Identify seventeen people who will come forward to represent the generations of African Americans in the British colonies and in the United States. As you name the first generation, indicate to a person that they should stand. Each time you call a new generation, you indicate silently that another person should stand next to the previous person. The line of people will get longer and longer. When you say, "you represent..." address that person directly. When you do the "children's children's children's..." part, move along the line, indicating each person in turn. You may want to pre-arrange with the first person; the rest will follow easily.

  1. You represent the first generation of West African people who were enslaved and brought to Jamestown in year 1619 arriving before the pilgrims came to Plymouth Rock.
  2. You represent the children of those people, born between 1625 and 1650. You remain enslaved alongside others as slave trading develops.
  3. You represent the children's children of those Jamestown slaves, born between 1650 and 1675, and you remain enslaved throughout the colonies in both north and south.
  4. You represent the children's children's children of those Jamestown slaves, born between 1675 and 1700, a fourth generation to be enslaved.
  5. You represent the children's children's children's children of those Jamestown slaves, born between 1700 and 1725. Many more European Anglos have arrived and continue to claim the land as their own. Certain cities and towns are centers of great wealth, in part because you remain enslaved.
  6. You represent the children's children's children's children's children, born between 1725 and 1750. Many Indigenous, Native Americans have been driven out to make way for the expanding population in these British colonies. But you are still here and still enslaved.
  7. You represent the children's children's children's children's children's children, born between 1750 and 1775. The colonies have begun a push for independence, stating that "all men are created equal." That claim does not include you since you are still enslaved.
  8. You represent the children's children's children's children's children's children's children, born between 1775 and 1800. The British colonies are now the United States. Some enslaved people from northern towns were even forced to fight in the American Revolution. The early presidents include enslavers. Thousands more West African people arrive here in chains. You remain enslaved.

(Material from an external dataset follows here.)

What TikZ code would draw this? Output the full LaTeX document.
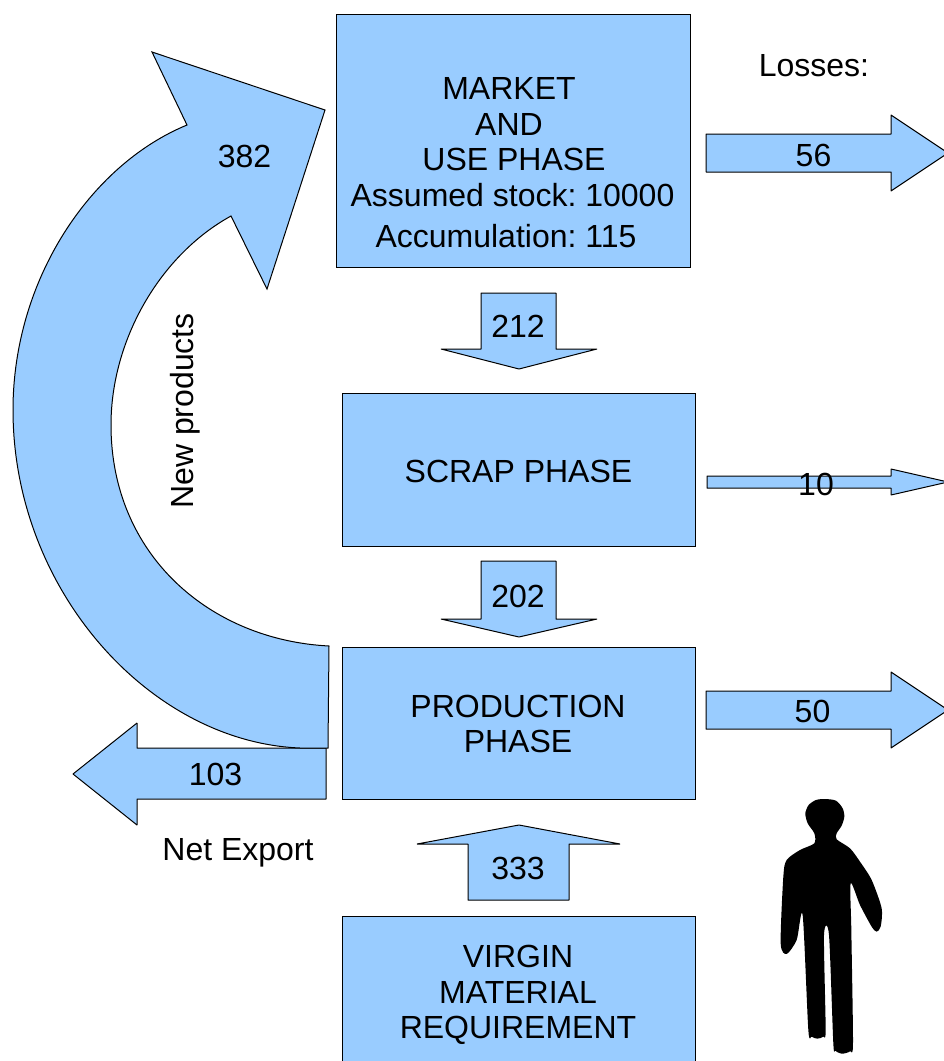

  9. You represent the children's children's children's children's children's children's children's children, born between 1800 and 1825. This country’s population is booming. Textile mills in the North demand more cotton and make more profits for privileged owners so farmers in the South, with free labor, grow more and more cotton, and thus need more and more slaves. As enslaved people continue to arrive, you too remained enslaved.

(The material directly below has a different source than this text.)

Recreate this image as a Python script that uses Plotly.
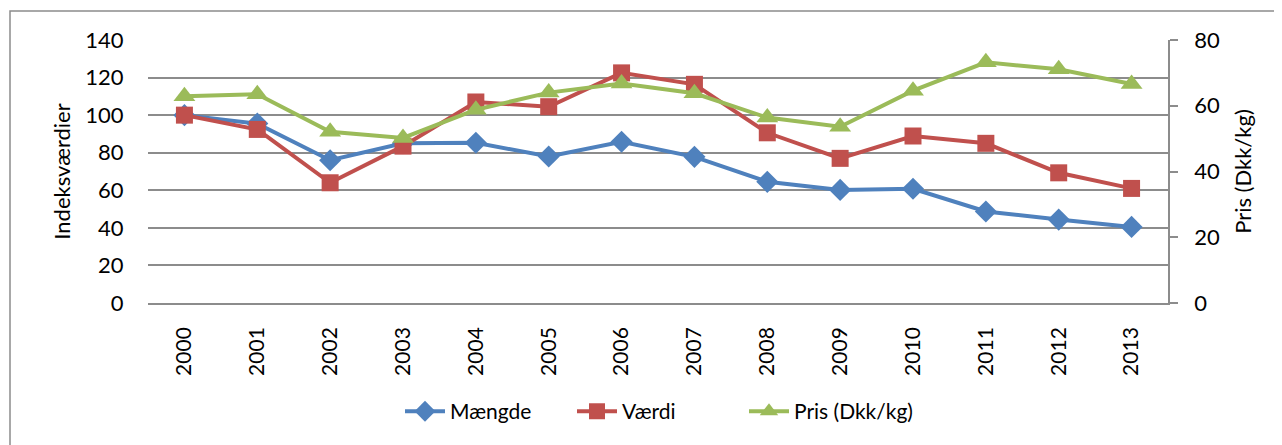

  10. You represent the children's children's children's children's children's children's children's children's children, born between 1825 and 1850. Native Americans are forced from their land, many die or are slaughtered. The United States has taken a huge piece of Mexico and now rules over its Spanish-speaking citizens. There are now groups of people writing and speaking against slavery, and yet, you remain enslaved.

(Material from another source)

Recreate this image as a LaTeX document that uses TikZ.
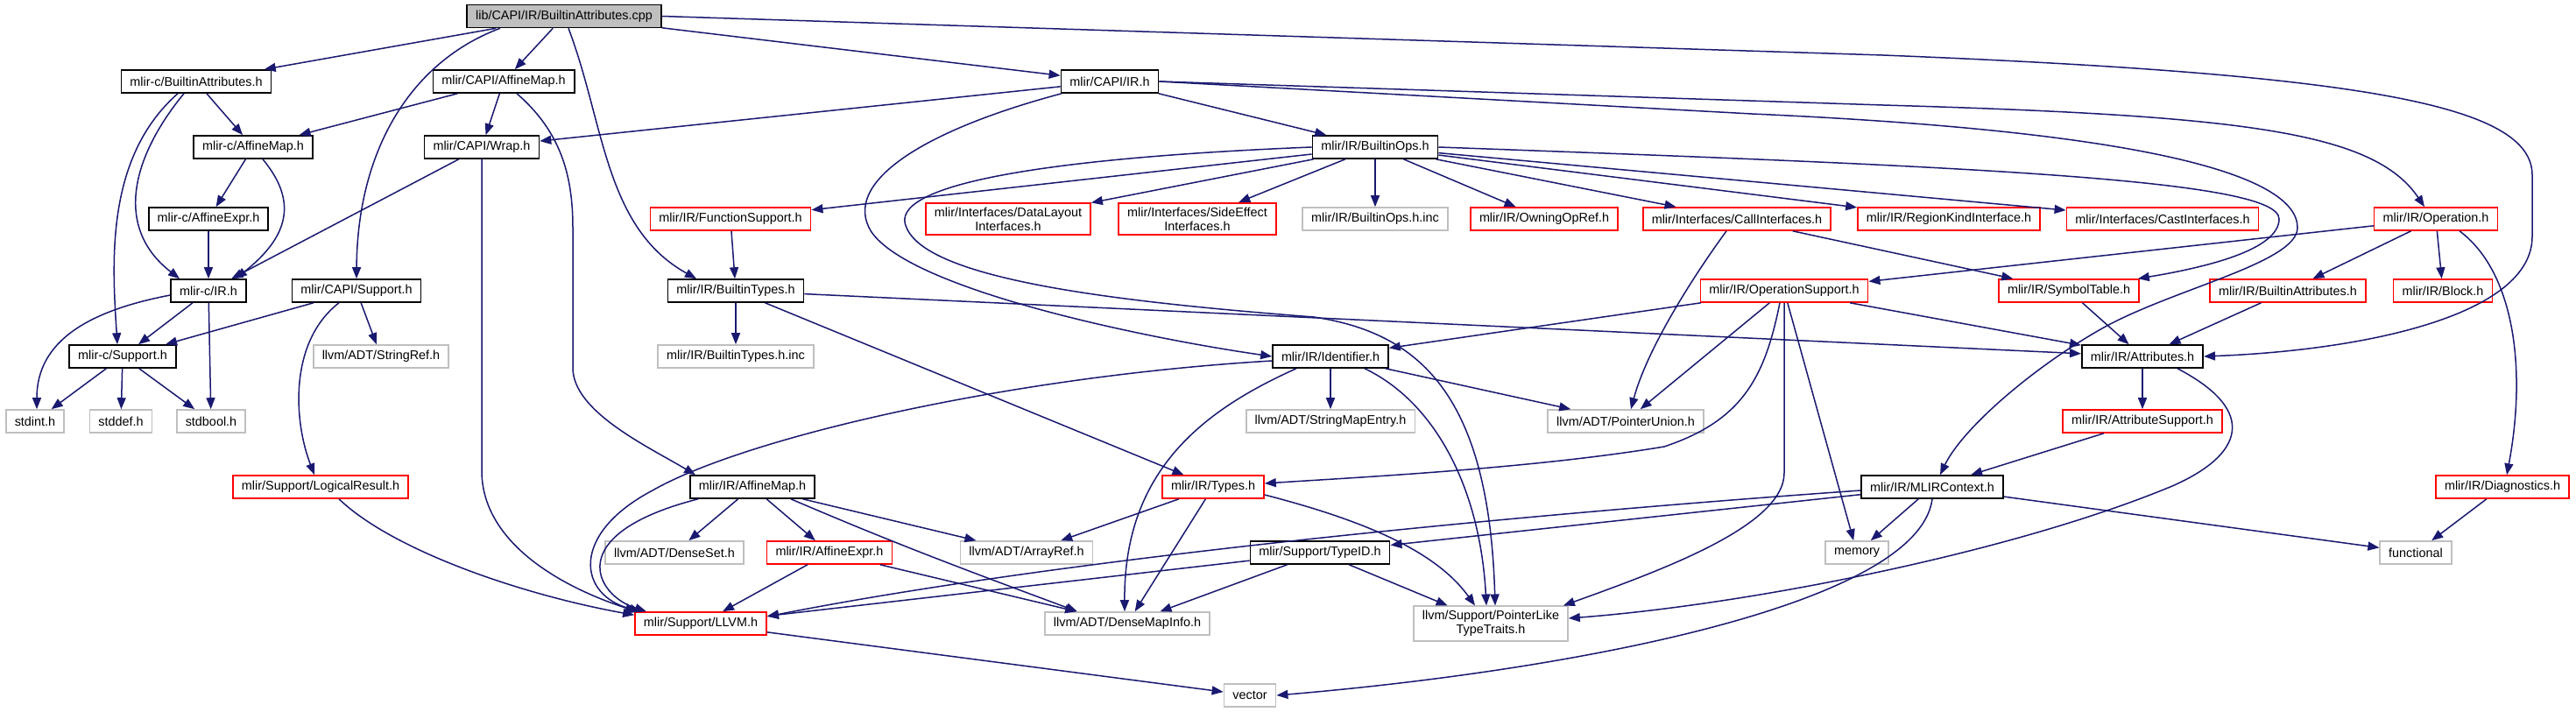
\documentclass[tikz,border=0pt]{standalone}
\usepackage{fontspec}
\setmainfont{Liberation Sans}
\usetikzlibrary{arrows.meta}
\definecolor{edgeblue}{HTML}{191970}
\definecolor{leafgray}{HTML}{BFBFBF}
\definecolor{truncred}{HTML}{FF0000}
\tikzset{
  box/.style={draw, line width=1.6pt, inner xsep=10pt, inner ysep=5pt, minimum height=26pt, align=center, font=\fontsize{14.4}{16}\selectfont, fill=white},
  nb/.style={box, draw=black},
  rb/.style={box, draw=truncred},
  gb/.style={box, draw=leafgray},
  rootb/.style={box, draw=black, fill=leafgray},
  e/.style={draw=edgeblue, line width=1.5pt, -{Triangle[length=13pt,width=10pt]}},
}
\begin{document}
\begin{tikzpicture}[x=1pt,y=-1pt]
\useasboundingbox (0,0) rectangle (2941,813);
% nodes
\node[rootb] (root) at (644,18.5) {lib/CAPI/IR/BuiltinAttributes.cpp};
\node[nb] (biattrc) at (224,93) {mlir-c/BuiltinAttributes.h};
\node[nb] (capiaffmap) at (575,93) {mlir/CAPI/AffineMap.h};
\node[nb] (capiir) at (1267,93) {mlir/CAPI/IR.h};
\node[nb] (caffmap) at (289,168) {mlir-c/AffineMap.h};
\node[nb] (wrap) at (550,168) {mlir/CAPI/Wrap.h};
\node[nb] (builtinops) at (1570,168) {mlir/IR/BuiltinOps.h};
\node[nb] (caffexpr) at (238,250) {mlir-c/AffineExpr.h};
\node[rb] (funcsupport) at (834,250) {mlir/IR/FunctionSupport.h};
\node[rb] (datalayout) at (1151,250) {mlir/Interfaces/DataLayout\\Interfaces.h};
\node[rb] (sideeffect) at (1367,250) {mlir/Interfaces/SideEffect\\Interfaces.h};
\node[gb] (opsinc) at (1570,250) {mlir/IR/BuiltinOps.h.inc};
\node[rb] (owning) at (1763,250) {mlir/IR/OwningOpRef.h};
\node[rb] (callif) at (1983,250) {mlir/Interfaces/CallInterfaces.h};
\node[rb] (regionkind) at (2225,250) {mlir/IR/RegionKindInterface.h};
\node[rb] (castif) at (2469,250) {mlir/Interfaces/CastInterfaces.h};
\node[rb] (operation) at (2781,250) {mlir/IR/Operation.h};
\node[nb] (cir) at (238,332) {mlir-c/IR.h};
\node[nb] (capisupport) at (407,332) {mlir/CAPI/Support.h};
\node[nb] (builtintypes) at (840,332) {mlir/IR/BuiltinTypes.h};
\node[rb] (opsupport) at (2037,332) {mlir/IR/OperationSupport.h};
\node[rb] (symtab) at (2362,332) {mlir/IR/SymbolTable.h};
\node[rb] (irbattr) at (2612,332) {mlir/IR/BuiltinAttributes.h};
\node[rb] (block) at (2789,332) {mlir/IR/Block.h};
\node[nb] (csupport) at (140,407) {mlir-c/Support.h};
\node[gb] (stringref) at (435,407) {llvm/ADT/StringRef.h};
\node[gb] (typesinc) at (840,407) {mlir/IR/BuiltinTypes.h.inc};
\node[nb] (identifier) at (1519,407) {mlir/IR/Identifier.h};
\node[nb] (attributes) at (2446,407) {mlir/IR/Attributes.h};
\node[gb] (stdint) at (40,481) {stdint.h};
\node[gb] (stddef) at (138,481) {stddef.h};
\node[gb] (stdbool) at (241,481) {stdbool.h};
\node[gb] (smentry) at (1519,481) {llvm/ADT/StringMapEntry.h};
\node[gb] (punion) at (1856,481) {llvm/ADT/PointerUnion.h};
\node[rb] (attrsupport) at (2446,481) {mlir/IR/AttributeSupport.h};
\node[rb] (logical) at (366,556) {mlir/Support/LogicalResult.h};
\node[nb] (iraffmap) at (859,556) {mlir/IR/AffineMap.h};
\node[rb] (types) at (1385,556) {mlir/IR/Types.h};
\node[nb] (context) at (2206,556) {mlir/IR/MLIRContext.h};
\node[rb] (diag) at (2857,556) {mlir/IR/Diagnostics.h};
\node[gb] (denseset) at (770,631) {llvm/ADT/DenseSet.h};
\node[rb] (iraffexpr) at (947,631) {mlir/IR/AffineExpr.h};
\node[gb] (arrayref) at (1172,631) {llvm/ADT/ArrayRef.h};
\node[nb] (typeid) at (1507,631) {mlir/Support/TypeID.h};
\node[gb] (memory) at (2120,631) {memory};
\node[gb] (functional) at (2758,631) {functional};
\node[rb] (llvmh) at (800,712) {mlir/Support/LLVM.h};
\node[gb] (dmi) at (1287,712) {llvm/ADT/DenseMapInfo.h};
\node[gb] (plike) at (1702,712) {llvm/Support/PointerLike\\TypeTraits.h};
\node[gb] (vector) at (1427,794) {vector};
% straight edges
\foreach \a/\b in {root/biattrc, root/capiaffmap, root/capiir, biattrc/caffmap,
  capiaffmap/caffmap, capiaffmap/wrap, capiir/wrap, capiir/builtinops,
  caffmap/caffexpr, wrap/cir, caffexpr/cir, cir/csupport, cir/stdbool,
  capisupport/csupport, capisupport/stringref, csupport/stdint, csupport/stddef, csupport/stdbool,
  builtinops/funcsupport, builtinops/datalayout, builtinops/sideeffect, builtinops/opsinc,
  builtinops/owning, builtinops/callif, builtinops/regionkind, builtinops/castif,
  funcsupport/builtintypes, builtintypes/typesinc, builtintypes/attributes, builtintypes/types,
  callif/symtab, operation/opsupport, operation/irbattr, operation/block,
  opsupport/identifier, opsupport/punion, opsupport/memory, opsupport/attributes,
  symtab/attributes, irbattr/attributes, identifier/smentry, identifier/punion,
  attributes/attrsupport, attrsupport/context, iraffmap/denseset, iraffmap/iraffexpr,
  iraffmap/arrayref, iraffexpr/llvmh, iraffexpr/dmi, types/arrayref, types/dmi,
  typeid/dmi, typeid/plike, typeid/llvmh, context/typeid, context/memory,
  context/functional, diag/functional, llvmh/vector}
  {\draw[e] (\a) -- (\b);}
% curved edges
\draw[e] ([xshift=-73pt]root.south) .. controls (470,70) and (408,170) .. (capisupport.north);
\draw[e] ([xshift=5pt]root.south) .. controls (690,140) and (690,260) .. ([xshift=-45pt]builtintypes.north);
\draw[e] (root.east) -- (2150,63) .. controls (2700,85) and (2891,120) .. (2891,200) -- (2891,270) .. controls (2891,360) and (2700,400) .. (attributes.east);
\draw[e] (capiir.east) -- (2150,120) .. controls (2560,132) and (2710,150) .. ([xshift=-13pt]operation.north);
\draw[e] (capiir.east) -- (2000,130) .. controls (2450,150) and (2623,200) .. (2623,260) .. controls (2623,300) and (2480,330) .. (2400,375) .. controls (2320,420) and (2240,490) .. ([xshift=9pt]context.north);
\draw[e] ([xshift=-55pt]capiir.south) .. controls (1050,150) and (960,210) .. (995,265) .. controls (1040,330) and (1300,385) .. (identifier.west);
\draw[e] (builtinops.west) .. controls (1200,180) and (1010,210) .. (1035,260) .. controls (1060,320) and (1280,345) .. (1500,362) .. controls (1620,380) and (1700,450) .. ([xshift=5pt]plike.north);
\draw[e] ([xshift=39pt]identifier.south) .. controls (1640,460) and (1690,560) .. ([xshift=-5pt]plike.north);
\draw[e] ([yshift=-5pt]identifier.west) .. controls (1150,430) and (850,500) .. (745,560) .. controls (650,610) and (660,680) .. ([xshift=-68pt]llvmh.north);
\draw[e] ([xshift=-62pt]iraffmap.south) .. controls (640,610) and (680,680) .. ([xshift=-62pt]llvmh.north);
\draw[e] (wrap.south) -- (550,540) .. controls (552,620) and (640,670) .. ([xshift=-73pt]llvmh.north);
\draw[e] ([xshift=21pt]logical.south) .. controls (450,630) and (600,680) .. ([yshift=-4pt]llvmh.north west);
\draw[e] ([xshift=-20pt]capisupport.south) .. controls (330,390) and (335,480) .. ([xshift=-7pt]logical.north);
\draw[e] ([xshift=15pt]capiaffmap.south) .. controls (640,150) and (654,200) .. (654,260) -- (654,420) .. controls (654,470) and (740,510) .. ([xshift=-65pt]iraffmap.north);
\draw[e] ([yshift=-5pt]cir.west) .. controls (100,355) and (42,390) .. ([xshift=2pt]stdint.north);
\draw[e] ([xshift=-21pt]biattrc.south) .. controls (120,180) and (128,300) .. ([xshift=-6pt]csupport.north);
\draw[e] ([xshift=-14pt]biattrc.south) .. controls (150,180) and (130,260) .. ([xshift=-33pt]cir.north);
\draw[e] ([xshift=11pt]caffmap.south) .. controls (340,230) and (330,270) .. ([xshift=31pt]cir.north);
\draw[e] ([xshift=-12pt]callif.south) .. controls (1930,320) and (1880,400) .. ([xshift=6pt]punion.north);
\draw[e] (builtinops.east) .. controls (2250,190) and (2602,205) .. (2602,250) .. controls (2602,285) and (2520,305) .. ([xshift=-2pt]symtab.north east);
\draw[e] ([xshift=27pt]operation.south) .. controls (2870,310) and (2885,420) .. ([xshift=5pt]diag.north);
\draw[e] ([xshift=40pt]attributes.south) .. controls (2580,470) and (2560,520) .. (2480,555) .. controls (2300,630) and (2000,690) .. ([yshift=6pt]plike.east);
\draw[e] (context.south) .. controls (2190,690) and (1800,765) .. (vector.east);
\draw[e] ([yshift=-4pt]context.west) .. controls (1700,590) and (1200,640) .. ([yshift=8pt]llvmh.east);
\draw[e] ([xshift=-5pt]opsupport.south) .. controls (2015,430) and (1990,480) .. (1900,510) .. controls (1750,535) and (1550,545) .. ([yshift=4pt]types.east);
\draw[e] (opsupport.south) -- (2037,540) .. controls (2037,600) and (1900,650) .. ([xshift=-6pt]plike.north east);
\draw[e] ([xshift=-39pt]identifier.south) .. controls (1370,470) and (1283,540) .. ([xshift=-3pt]dmi.north);
\draw[e] ([yshift=-9pt]types.east) .. controls (1560,595) and (1640,630) .. ([xshift=-18pt]plike.north);
\draw[e] ([xshift=44pt]iraffmap.south) .. controls (1020,620) and (1100,650) .. ([xshift=-57pt]dmi.north);
\end{tikzpicture}
\end{document}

  11. You represent the children's children's children's children's children's children's children's children's children's children of the Jamestown slaves, born between 1850 and 1875. The country has fought a Civil War. After 244 years, slavery has officially ended. You are emancipated. You are the eleventh generation to live here but the first to do so out from under the specter of slavery. You are poor, uneducated; many people in the north and south are working hard to limit your rights.
  12. You represent the children's children's children's children's children's children's children's children's children's children's children, born between 1875 and 1900. After a brief period of empowerment, the Supreme Court has now ruled that separate is not only permissible, it is necessary. You are no longer a slave, but the law says you have fewer rights and privileges than white people.
  13. You represent the children's children's children's children's children's children's children's children's children's children's children's children, born between 1900 and 1925. The NAACP comes into existence. A world war is fought with black soldiers amongst the U.S. troops. They return home to intense oppression. Lynchings take place from Maine to California, including more than 80 here in North Carolina. A black migration from south to north fosters new forms of segregation and exclusion in northern cities. You still live and work under laws that separate you from white people and your children attend schools that are clearly inferior.
  14. You represent the children's children's children's children's children's children's children's children's children's children's children's children's children, born between 1925 and 1950. The country suffers the Great Depression, fights in the Second World War. Just as in the rest of society, people of color in the army are kept separate from white people. Whole towns full of new homes are built after the war for the returning soldiers. People of color are not allowed to live in those towns.
  15. You represent the children born between 1950 and 1975. You witnessed Brown vs. Board of Education, the Montgomery Bus Boycott, the March on Washington, Selma, Civil Rights legislation. Martin and Malcolm. Cities north and south continue to fight vigorously against school desegregation for the children's children's children's children's children's children's children's children's children's children's children's children's children's children of the Jamestown slaves.
  16. You represent the children born between 1975 and 2000. There’s a Black Power movement and the declaration that Black is Beautiful. We have finally elected the first and still only African American woman to the Senate and have elected the first African American governor since Reconstruction. School integration is finally the practice in the whole land for the children’s children's children's children's children's children's children's children's children's children's children's children's children's children's children. And, housing is still woefully segregated in cities north and south.
  17. You represent the generation born since 2000. Now, we have an African American president. We have an astounding incarceration rate for African Americans in what some call “the new Jim Crow.” We have blacks in position of authority locally and nationally. It’s been almost four centuries since, 17 generations back, your forebears arrived here. We still question whether black lives really matter.